At the time, Prof. Currie was known as a teacher, not a writer. No doubt he published academic papers here and there, but as an undergrad I didn’t care about that. He had only produced one book of fiction that anyone knew of, an odd little book of quirky short stories called The Glace Bay Miner’s Museum. I assumed his interest in fiction was primarily academic and editorial (he’s been on the editorial board of The Antigonish Review for decades).
In 1995, eight years after I left St.F.X.U. and moved to Montreal, a film called Margaret’s Museum came out, with Helena Bonham Carter in the lead. The story line sounded familiar, and sure enough, it was an adaptation of Currie’s The Glace Bay Miner’s Museum, the title story from that odd little book of short stories that he had published in 1979, the year I finished high school.

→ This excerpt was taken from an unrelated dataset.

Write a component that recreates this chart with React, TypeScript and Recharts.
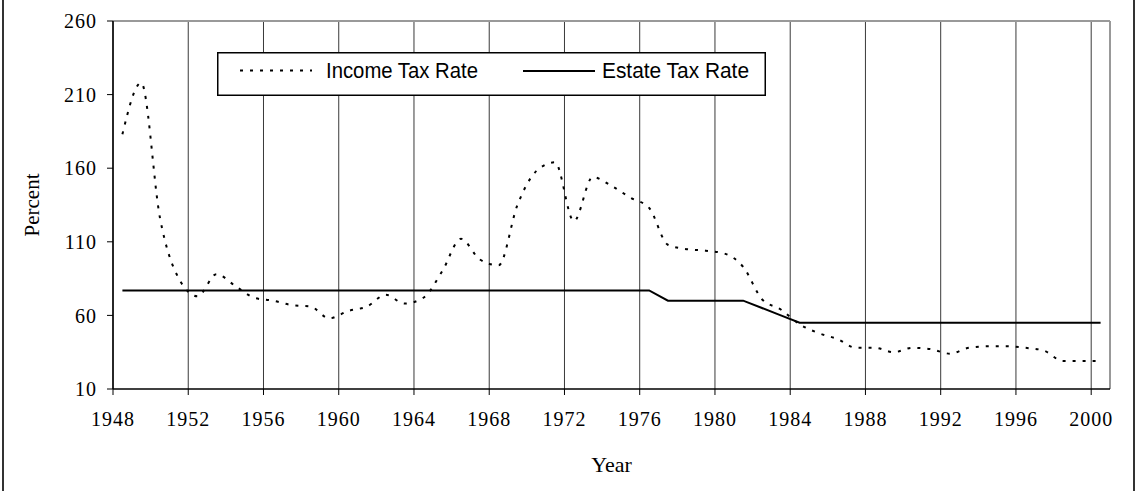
import { CartesianGrid, Legend, Line, LineChart, ReferenceLine, XAxis, YAxis } from 'recharts';

const years = [
  1948, 1949, 1950, 1951, 1952, 1953, 1954, 1955, 1956, 1957, 1958, 1959, 1960, 1961, 1962, 1963, 1964, 1965,
  1966, 1967, 1968, 1969, 1970, 1971, 1972, 1973, 1974, 1975, 1976, 1977, 1978, 1979, 1980, 1981, 1982, 1983,
  1984, 1985, 1986, 1987, 1988, 1989, 1990, 1991, 1992, 1993, 1994, 1995, 1996, 1997, 1998, 1999, 2000,
];

const incomeTaxRate = [
  183, 218, 126, 85, 73, 88, 80, 72, 70, 67, 66, 58, 63, 66, 74, 68, 72, 90,
  112, 98, 94, 135, 158, 164, 124, 154, 148, 140, 133, 108, 105, 104, 102, 93, 71, 64,
  54, 48, 44, 38, 38, 35, 38, 37, 34, 38, 39, 39, 38, 36, 29, 29, 29,
];

const estateTaxRate = [
  77, 77, 77, 77, 77, 77, 77, 77, 77, 77, 77, 77, 77, 77, 77, 77, 77, 77,
  77, 77, 77, 77, 77, 77, 77, 77, 77, 77, 77, 70, 70, 70, 70, 70, 65, 60,
  55, 55, 55, 55, 55, 55, 55, 55, 55, 55, 55, 55, 55, 55, 55, 55, 55,
];

const yearTicks = [1948, 1952, 1956, 1960, 1964, 1968, 1972, 1976, 1980, 1984, 1988, 1992, 1996, 2000];
const percentTicks = [10, 60, 110, 160, 210, 260];

// excel puts each year in the middle of its slot, labels sit on the slot edges
const data = years.map((year, i) => ({
  year: year + 0.5,
  income: incomeTaxRate[i],
  estate: estateTaxRate[i],
}));

const serif = '"Liberation Serif", "Times New Roman", serif';
const sans = '"Liberation Sans", Arial, sans-serif';

const tickStyle = { fontFamily: serif, fontSize: 20, fill: '#000', letterSpacing: 1 };

const LegendBox = () => (
  <svg width={549} height={44} style={{ display: 'block', background: '#fff' }}>
    <rect x={0.75} y={0.75} width={547.5} height={42.5} fill="#fff" stroke="#000" strokeWidth={1.5} />
    <line x1={23} x2={95} y1={18.5} y2={18.5} stroke="#000" strokeWidth={2} strokeDasharray="3 7" />
    <text x={109} y={26.3} fontFamily={sans} fontSize={22} textLength={152} lengthAdjust="spacingAndGlyphs" fill="#000">
      Income Tax Rate
    </text>
    <line x1={306} x2={378} y1={19} y2={19} stroke="#000" strokeWidth={2} />
    <text x={385} y={26.3} fontFamily={sans} fontSize={22} textLength={147} lengthAdjust="spacingAndGlyphs" fill="#000">
      Estate Tax Rate
    </text>
  </svg>
);

export default function App() {
  return (
    <div style={{ position: 'relative', width: 1136, height: 491, background: '#fff', overflow: 'hidden' }}>
      <style>{'body{margin:0}'}</style>
      <div
        style={{
          position: 'absolute',
          left: 2,
          top: 0,
          width: 1133,
          height: 491,
          boxSizing: 'border-box',
          borderLeft: '2px solid #333',
          borderRight: '2px solid #333',
        }}
      />
      <LineChart width={1136} height={491} data={data} margin={{ top: 21, right: 26, bottom: 0, left: 0 }}>
        <CartesianGrid horizontal={false} stroke="#3a3a3a" strokeWidth={1} />
        <ReferenceLine y={260} stroke="#999" strokeWidth={2} />
        <ReferenceLine x={2001} stroke="#999" strokeWidth={2} />
        <XAxis
          dataKey="year"
          type="number"
          domain={[1948, 2001]}
          ticks={yearTicks}
          interval={0}
          height={102}
          tickSize={6}
          tickMargin={17}
          tick={tickStyle}
          axisLine={{ stroke: '#000', strokeWidth: 1.5 }}
          tickLine={{ stroke: '#000' }}
          label={{ value: 'Year', position: 'insideTop', offset: 67, fontFamily: serif, fontSize: 22, fill: '#000' }}
        />
        <YAxis
          type="number"
          domain={[10, 260]}
          ticks={percentTicks}
          interval={0}
          width={113}
          tickSize={6}
          tickMargin={10}
          tick={tickStyle}
          axisLine={{ stroke: '#000', strokeWidth: 1.5 }}
          tickLine={{ stroke: '#000' }}
          label={{
            value: 'Percent',
            angle: -90,
            position: 'insideLeft',
            offset: 32,
            fontFamily: serif,
            fontSize: 21,
            fill: '#000',
            style: { textAnchor: 'middle' },
          }}
        />
        <Line
          dataKey="income"
          type="monotone"
          stroke="#000"
          strokeWidth={2}
          strokeDasharray="3 7"
          dot={false}
          isAnimationActive={false}
        />
        <Line dataKey="estate" type="linear" stroke="#000" strokeWidth={2} dot={false} isAnimationActive={false} />
        <Legend
          layout="horizontal"
          verticalAlign="middle"
          align="center"
          content={() => <LegendBox />}
          wrapperStyle={{ left: 217, top: 52, width: 549, height: 44 }}
        />
      </LineChart>
    </div>
  );
}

Local boy does well. Since then he has expanded the story into a novel, written another novel called The Company Store, and has put out a few more volumes of short stories. He retired three years ago and has been writing full time ever since, releasing his third novel just a few months ago.

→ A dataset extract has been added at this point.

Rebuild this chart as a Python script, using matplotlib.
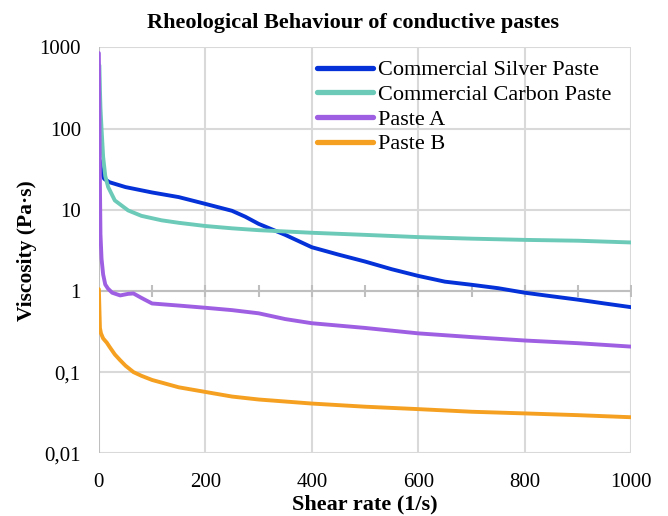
import matplotlib
matplotlib.use("Agg")
import matplotlib.pyplot as plt
import numpy as np

# ---- data ----
silver_x = [2, 5, 10, 20, 50, 100, 150, 200, 250, 275, 300, 350, 400, 450, 500, 550, 600, 650, 700, 750, 800, 850, 900, 950, 1000]
silver_y = [40, 29, 24, 21.8, 19.0, 16.3, 14.3, 11.8, 9.7, 8.2, 6.7, 4.9, 3.45, 2.8, 2.3, 1.85, 1.53, 1.3, 1.19, 1.08, 0.95, 0.86, 0.78, 0.70, 0.63]

carbon_x = [1, 2, 3, 5, 8, 12, 17.5, 30, 55, 80, 118, 150, 200, 250, 300, 400, 500, 600, 700, 800, 900, 1000]
carbon_y = [600, 300, 180, 100, 45, 26, 19, 13, 9.8, 8.4, 7.4, 6.9, 6.3, 5.9, 5.6, 5.2, 4.9, 4.6, 4.4, 4.25, 4.15, 3.95]

pasteA_x = [0, 1, 2, 3, 5, 8, 12, 17, 25, 40, 55, 65, 80, 100, 150, 200, 250, 300, 350, 400, 500, 600, 700, 800, 900, 1000]
pasteA_y = [850, 150, 20, 5, 2.5, 1.6, 1.2, 1.07, 0.95, 0.88, 0.92, 0.93, 0.82, 0.70, 0.66, 0.62, 0.58, 0.53, 0.45, 0.40, 0.35, 0.30, 0.27, 0.245, 0.227, 0.206]

pasteB_x = [0, 1, 2, 4, 8, 15, 20, 30, 40, 50, 65, 80, 100, 150, 200, 250, 300, 400, 500, 600, 700, 800, 900, 1000]
pasteB_y = [1.05, 0.6, 0.35, 0.30, 0.26, 0.23, 0.205, 0.165, 0.14, 0.12, 0.10, 0.09, 0.08, 0.065, 0.057, 0.050, 0.046, 0.041, 0.0375, 0.035, 0.0325, 0.031, 0.0295, 0.0278]

series_names = ["Commercial Silver Paste", "Commercial Carbon Paste", "Paste A", "Paste B"]
colors = ["#0432D8", "#6CCAB8", "#9F5FE3", "#F5A020"]

x_ticks = [0, 200, 400, 600, 800, 1000]
y_ticks = [0.01, 0.1, 1, 10, 100, 1000]
y_tick_labels = ["0,01", "0,1", "1", "10", "100", "1000"]
minor_marks = [100, 200, 300, 400, 500, 600, 700, 800, 900, 1000]

title = "Rheological Behaviour of conductive pastes"
xlabel = "Shear rate (1/s)"
ylabel = "Viscosity (Pa·s)"

# ---- figure ----
plt.rcParams['font.family'] = ['Liberation Serif', 'DejaVu Serif']
fig = plt.figure(figsize=(6.68, 5.16), dpi=100)
ax = fig.add_axes([0.148, 0.1215, 0.797, 0.7868])

ax.set_yscale('log')
ax.set_xlim(0, 1000)
ax.set_ylim(0.01, 1000)

grid_c = "#D9D9D9"
for xt in x_ticks[1:]:
    ax.axvline(xt, color=grid_c, lw=1.5, zorder=0)
for yt in y_ticks:
    ax.axhline(yt, color=grid_c, lw=1.5, zorder=0)

for s in ax.spines.values():
    s.set_visible(False)
ax.axvline(0, color="#BFBFBF", lw=1.5, zorder=1)
ax.axhline(1, color="#BFBFBF", lw=1.5, zorder=1)
ax.plot(minor_marks, [1] * len(minor_marks), ls='none', marker='|', ms=9, mew=1.5, color="#BFBFBF", zorder=1)

data = [(silver_x, silver_y), (carbon_x, carbon_y), (pasteA_x, pasteA_y), (pasteB_x, pasteB_y)]
for (xs, ys), name, c in zip(data, series_names, colors):
    ax.plot(xs, ys, color=c, lw=2.8, label=name, solid_capstyle='round', zorder=3)

ax.set_xticks(x_ticks)
ax.set_xticklabels([str(v) for v in x_ticks], fontsize=15)
ax.set_yticks(y_ticks)
ax.set_yticklabels(y_tick_labels, fontsize=15)
ax.yaxis.set_minor_locator(matplotlib.ticker.NullLocator())
ax.tick_params(axis='x', length=0, pad=14)
ax.tick_params(axis='y', length=0, pad=13)

ax.set_xlabel(xlabel, fontsize=16, fontweight='bold', labelpad=2)
ax.set_ylabel(ylabel, fontsize=15.5, fontweight='bold')
ax.yaxis.set_label_coords(-0.1165, 0.5)
fig.text(0.528, 1 - 28 / 516, title, fontsize=16, fontweight='bold', ha='center', va='baseline')

leg = ax.legend(loc='upper left', bbox_to_anchor=(0.4746, 0.884), bbox_transform=fig.transFigure,
                frameon=False, fontsize=16, handlelength=2.5, handletextpad=0.25,
                labelspacing=0.185, borderpad=0, borderaxespad=0)
for line in leg.get_lines():
    line.set_linewidth(3.8)

fig.savefig("out.png", dpi=100)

The result, of course, is that he continues to inspire me — I’m now planning an early retirement. Way early. As early as possible.

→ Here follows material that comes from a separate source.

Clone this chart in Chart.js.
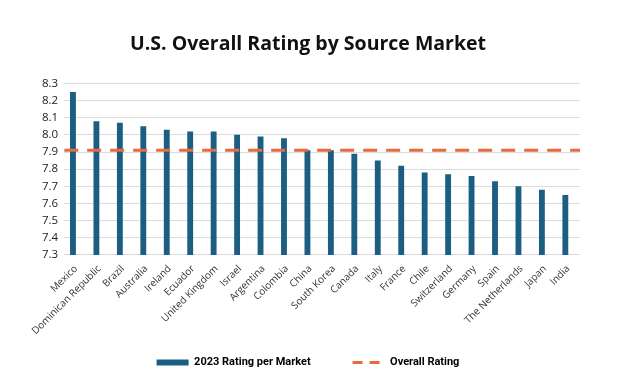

During an intermission in the ceilidh, which featured Currie plus some other writers and a really nice Celtic band who I described to Binky as sounding like Jethro Tull after somebody told them to Shhhhhhh!!!, I went down to speak to Prof. Currie. I grabbed a copy of the new novel from the table where they were selling them, and went with a pen in hand for a chat and an autograph.
It took him about 30 seconds, but he remembered me, even after 15 years. So we had a nice chat about the horrors of the mines and the steel plant, about life at St.F.X., the beauty of an enriched retirement, and a few other things. Then, as he was signing the book, he told me a story. Our dialog went something like this:
Currie: Do you remember the time, when I was cleaning out my office because I was going on sabbatical, that you caught me in the parking lot putting a whole filing cabinet into my van?
Me: Uh… wait a minute…
Currie: Yes, I was too lazy to clean it out and sort through everything, so I thought I’d just take the whole cabinet home and sort it out there. Then of course I’d bring the cabinet back because it belonged to the university.
Me: Wow, it’s coming back to me…
Currie: It was one of those sublime moments when you know you’re doing something you’re not supposed to do, but you don’t care because nobody’s looking, but then you turn around and somebody you know is standing right there.
Me: That was me?
Currie: Yes. You looked right at me and said “hey, are you stealing that thing?”
Me: Sounds like something I’d say.
Currie: Yes indeed, but what was I going to say? I had all intentions of bringing it back, although it sure didn’t look like it.
Me: Did you bring it back?
Currie: No, I still have it.
To be honest, I have only half a memory of that day, and it may be manufactured more than remembered, but regardless, it was vintage Currie. I started reading Down the Coaltown Road this morning, on the way to work. One day closer to retirement.